An incompletion and a running play for no gain made it third-and-10. And the Husker-dominated crowd sensed something special.
But it was the
Sooners who delivered, as
Thompson hit Gresham, who faked a block and broke free, taking
Thompson's toss to the 36.
"That was huge," said Nebraska defensive end
Jay Moore. "We had them right there.
"That changed the whole momentum we had in the second half."
Said Thompson: "We weren't really moving the ball well, getting anything rolling. Jermaine ran a good corner route. I laid it out there for him, and it got things rolling."
And just like that, energy shifted.
Thompson hit
Juaquin Iglesias for 22 yards and
Kelly for 9. Then he was connecting with freshman
Adron Tennell for 15 yards on another completion. And then
Kelly for 11 more to the 5.
And on another third down, this time from the 3, he lobbed a ball that
Kelly rose high over
Cortney Grixby to grab, getting down with a foot in bounds for the score.
"Jermaine sparked it,"
Thompson said. "Jermaine got open on the power package. We just took whatever the defense gives us. That's every week."

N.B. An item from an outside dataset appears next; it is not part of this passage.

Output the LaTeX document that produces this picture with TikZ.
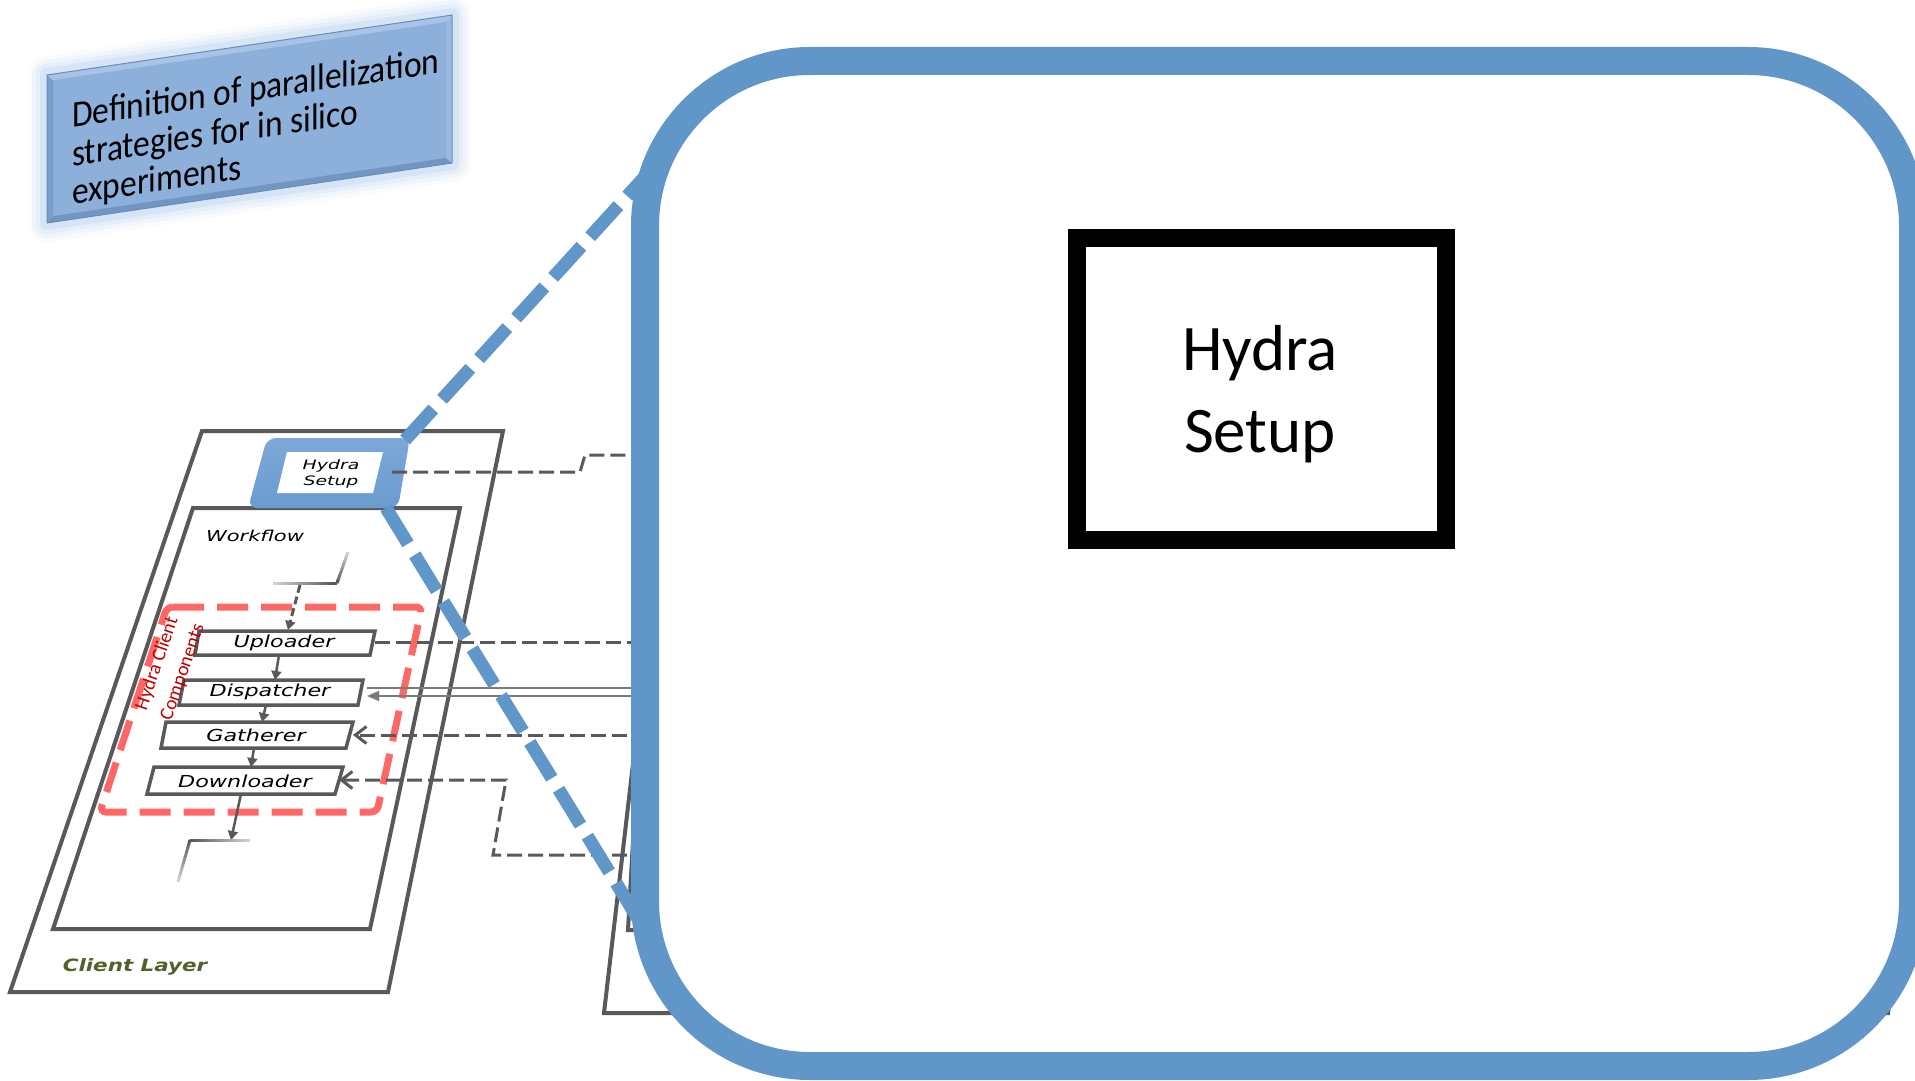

Neither defense gave much in the running game, erasing an anticipated clash or rugged rushing offenses.
Instead, the two teams combined for 85 passes.
OU scored quick, 48 seconds in, after recovering a fumble, with
Allen Patrick scoring from the 2 on the next play.
Thompson hit
Kelly on a 66-yard scoring strike later in the first quarter and the
Sooners led 14-0.
From there, however, OU's offense struggled.
Until the drive.
Nebraska quarterback
Zac Taylor, a former Norman High star, completed 23-of-50 for 282 yards and a touchdown.
But the
Sooners picked produced three interceptions of
Taylor, who had thrown but four all season.
"We just couldn't answer when we had to answer," Nebraska coach
Bill Callahan said.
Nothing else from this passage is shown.